View Full Version : 2014 Detach, Purge and Remove Links
Jrobker
2013-09-11, 05:11 PM
I have a request from an Architect to detach, purge and remove links from my model every time before I upload.
I used to clean up received models (MEP 2008-2010) thinking it would help with performance. It's been a years since I have done this and my model performance behaves no differently.
Is there any validity to his claims that this is beneficial on the Architectural side?
TIA
MikeJarosz
2013-09-11, 09:31 PM
I for one have a problem that engineers place outlets and other wall hosted equipment on the arch file, which for them is a link. When I download electrical and remove the outdated copy of my arch file, the equipment is "orphaned" Haven't found a solution to this yet.
Jrobker
2013-09-12, 09:55 PM
I for one have a problem that engineers place outlets and other wall hosted equipment on the arch file, which for them is a link. When I download electrical and remove the outdated copy of my arch file, the equipment is "orphaned" Haven't found a solution to this yet.

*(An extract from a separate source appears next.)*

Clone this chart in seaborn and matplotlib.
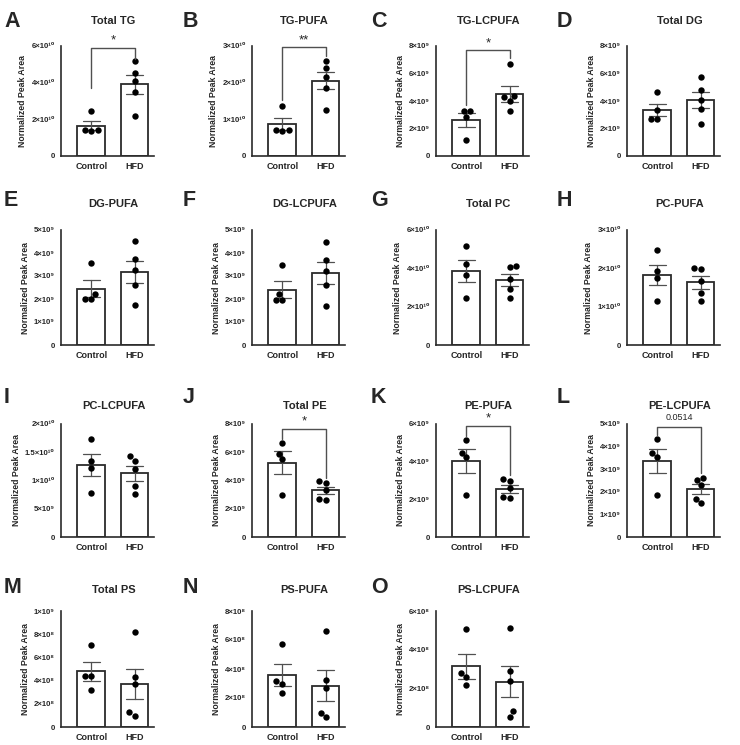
import numpy as np
import pandas as pd
import seaborn as sns
from matplotlib import pyplot as plt
from matplotlib.ticker import FuncFormatter

sns.set_style("white")
plt.rcParams['font.family'] = ['Liberation Sans', 'DejaVu Sans']

groups = ["Control", "HFD"]

# values (per panel scale given in the spec list below)
total_tg_control = [2.45, 1.38, 1.40, 1.42]
total_tg_hfd = [5.20, 4.55, 4.10, 3.50, 2.20]
tg_pufa_control = [1.36, 0.70, 0.69, 0.71]
tg_pufa_hfd = [2.60, 2.41, 2.15, 1.86, 1.25]
tg_lcpufa_control = [3.30, 3.28, 2.85, 1.16]
tg_lcpufa_hfd = [6.67, 4.35, 4.30, 4.00, 3.25]
total_dg_control = [4.68, 3.34, 2.67, 2.69]
total_dg_hfd = [5.76, 4.82, 4.06, 3.43, 2.33]
dg_pufa_control = [3.56, 2.22, 1.99, 2.00]
dg_pufa_hfd = [4.53, 3.75, 3.26, 2.63, 1.74]
dg_lcpufa_control = [3.49, 2.21, 1.96, 1.97]
dg_lcpufa_hfd = [4.49, 3.70, 3.20, 2.60, 1.70]
total_pc_control = [5.19, 4.24, 3.66, 2.44]
total_pc_hfd = [4.13, 4.07, 3.44, 2.94, 2.46]
pc_pufa_control = [2.47, 1.93, 1.76, 1.15]
pc_pufa_hfd = [2.02, 1.98, 1.66, 1.36, 1.14]
pc_lcpufa_control = [1.73, 1.35, 1.23, 0.77]
pc_lcpufa_hfd = [1.43, 1.35, 1.20, 0.90, 0.76]
total_pe_control = [6.69, 5.87, 5.49, 2.98]
total_pe_hfd = [3.94, 3.85, 3.33, 2.70, 2.65]
pe_pufa_control = [5.17, 4.48, 4.23, 2.21]
pe_pufa_hfd = [3.08, 2.98, 2.60, 2.10, 2.05]
pe_lcpufa_control = [4.33, 3.72, 3.54, 1.85]
pe_lcpufa_hfd = [2.59, 2.51, 2.28, 1.70, 1.50]
total_ps_control = [7.11, 4.42, 4.40, 3.21]
total_ps_hfd = [8.18, 4.31, 3.70, 1.27, 0.95]
ps_pufa_control = [5.75, 3.15, 2.99, 2.37]
ps_pufa_hfd = [6.64, 3.22, 2.67, 0.99, 0.69]
ps_lcpufa_control = [5.06, 2.79, 2.58, 2.15]
ps_lcpufa_hfd = [5.11, 2.91, 2.36, 0.83, 0.54]

letters = list("ABCDEFGHIJKLMNO")
titles = ["Total TG", "TG-PUFA", "TG-LCPUFA", "Total DG",
          "DG-PUFA", "DG-LCPUFA", "Total PC", "PC-PUFA",
          "PC-LCPUFA", "Total PE", "PE-PUFA", "PE-LCPUFA",
          "Total PS", "PS-PUFA", "PS-LCPUFA"]
# (control, hfd, scale, ymax, tick step)
panels = [
    (total_tg_control, total_tg_hfd, 1e10, 6e10, 2e10),
    (tg_pufa_control, tg_pufa_hfd, 1e10, 3e10, 1e10),
    (tg_lcpufa_control, tg_lcpufa_hfd, 1e9, 8e9, 2e9),
    (total_dg_control, total_dg_hfd, 1e9, 8e9, 2e9),
    (dg_pufa_control, dg_pufa_hfd, 1e9, 5e9, 1e9),
    (dg_lcpufa_control, dg_lcpufa_hfd, 1e9, 5e9, 1e9),
    (total_pc_control, total_pc_hfd, 1e10, 6e10, 2e10),
    (pc_pufa_control, pc_pufa_hfd, 1e10, 3e10, 1e10),
    (pc_lcpufa_control, pc_lcpufa_hfd, 1e10, 2e10, 5e9),
    (total_pe_control, total_pe_hfd, 1e9, 8e9, 2e9),
    (pe_pufa_control, pe_pufa_hfd, 1e9, 6e9, 2e9),
    (pe_lcpufa_control, pe_lcpufa_hfd, 1e9, 5e9, 1e9),
    (total_ps_control, total_ps_hfd, 1e8, 1e9, 2e8),
    (ps_pufa_control, ps_pufa_hfd, 1e8, 8e8, 2e8),
    (ps_lcpufa_control, ps_lcpufa_hfd, 1e8, 6e8, 2e8),
]
# significance brackets: panel index -> (top, left leg end, right leg end, label) in panel scale
brackets = {
    0: (5.9, 3.7, 5.3, "*"),
    1: (2.97, 1.52, 2.74, "**"),
    2: (7.7, 3.73, 7.15, "*"),
    9: (7.65, 6.95, 4.2, "*"),
    10: (5.9, 5.35, 3.3, "*"),
    11: (4.88, 4.5, 2.85, "0.0514"),
}

SUP = str.maketrans("0123456789", "⁰¹²³⁴⁵⁶⁷⁸⁹")


def sci(v, pos=None):
    if v == 0:
        return "0"
    e = int(np.floor(np.log10(v) + 1e-9))
    m = v / 10 ** e
    return "%g×10%s" % (round(m, 2), str(e).translate(SUP))


W, H = 740, 745
fig = plt.figure(figsize=(W / 100, H / 100), dpi=100)

col_left = [61, 252, 436, 627]
col_letter = [4, 183, 371, 557]
row_top = [46, 230, 424, 611]
row_bot = [156, 345, 537, 727]
row_title = [24, 207, 409, 593]
row_letter = [27, 206, 403, 593]
ax_w = 93
ink = "#2b2b2b"

for i, (ctrl, hfd, scale, ymax, step) in enumerate(panels):
    r, c = divmod(i, 4)
    l, t, b = col_left[c], row_top[r], row_bot[r]
    ax = fig.add_axes([l / W, 1 - b / H, ax_w / W, (b - t) / H])
    df = pd.DataFrame({
        "group": ["Control"] * len(ctrl) + ["HFD"] * len(hfd),
        "value": np.array(ctrl + hfd) * scale,
    })
    sns.barplot(data=df, x="group", y="value", order=groups, ax=ax,
                color="white", saturation=1, edgecolor=ink, linewidth=1.3,
                width=0.64, errorbar="se", capsize=0.4,
                err_kws={"color": "#505050", "linewidth": 0.9})
    sns.swarmplot(data=df, x="group", y="value", order=groups, ax=ax,
                  color="black", size=4.6, zorder=5)
    ax.set_xlim(-0.7, 1.45)
    ax.set_ylim(0, ymax)
    ax.set_yticks(np.arange(0, ymax + step / 2, step))
    ax.yaxis.set_major_formatter(FuncFormatter(sci))
    ax.set_xlabel("")
    ax.set_ylabel("Normalized Peak Area", fontsize=6.3, fontweight="bold", labelpad=3)
    ax.tick_params(axis="y", length=3, width=1, color=ink, labelsize=5.6, pad=1.5)
    ax.tick_params(axis="x", length=0, labelsize=6.5, pad=4)
    for lab in ax.get_xticklabels() + ax.get_yticklabels():
        lab.set_fontweight("bold")
    sns.despine(ax=ax)
    for s in ("left", "bottom"):
        ax.spines[s].set_linewidth(1.2)
        ax.spines[s].set_color(ink)

    if i in brackets:
        top, lft, rgt, lab = brackets[i]
        ax.plot([0, 0, 1, 1], [lft * scale, top * scale, top * scale, rgt * scale],
                color="#505050", lw=1, clip_on=False, zorder=6)
        if lab.startswith("*"):
            ax.text(0.5, top * scale + ymax * 0.01, lab, ha="center", va="bottom",
                    fontsize=9.5, clip_on=False)
        else:
            ax.text(0.5, top * scale + ymax * 0.04, lab, ha="center", va="bottom",
                    fontsize=6.5, clip_on=False)

    fig.text((l + ax_w / 2 + 6) / W, 1 - row_title[r] / H, titles[i],
             ha="center", va="baseline", fontsize=8, fontweight="bold")
    fig.text(col_letter[c] / W, 1 - row_letter[r] / H, letters[i],
             ha="left", va="baseline", fontsize=15.5, fontweight="bold")

fig.savefig("out.png", dpi=100)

Implications such as those as well pose a problem.
It sounds like your opening the received files and reloading your model, as opposed to linking theirs into yours...
I do know that there is little to no difference with performance using a cleaned link verses just replacing and reloading.
Example:
I trimmed two pieces of pipe to place an elbow.
Attempt 1 took 13.65 seconds.
I undid it and did it again, it took 10.32 seconds.
I opened the Architectural model and Deleted all views, purged all unused and detached links. The model size went down from 266,920 kb to 182,156 kb.
I reloaded the link and did the same elbow test.
It took 12.02 seconds. So it took both longer and shorter time than using the bloated model. So to us it has NO relevance to use a "cleaned link".
rbcameron1
2013-10-02, 12:23 AM
The only advantage I can think of in terms of speed, would be the time it took to upload/download a 266Mb file vs. a 180Mb file when transferring files over the internet (Dropbox, Box, etc...) The computers we have at work start to crack at about 180Mb-190Mb so keeping the file size down matters to us. That being said, its mostly seconds per hour that you save.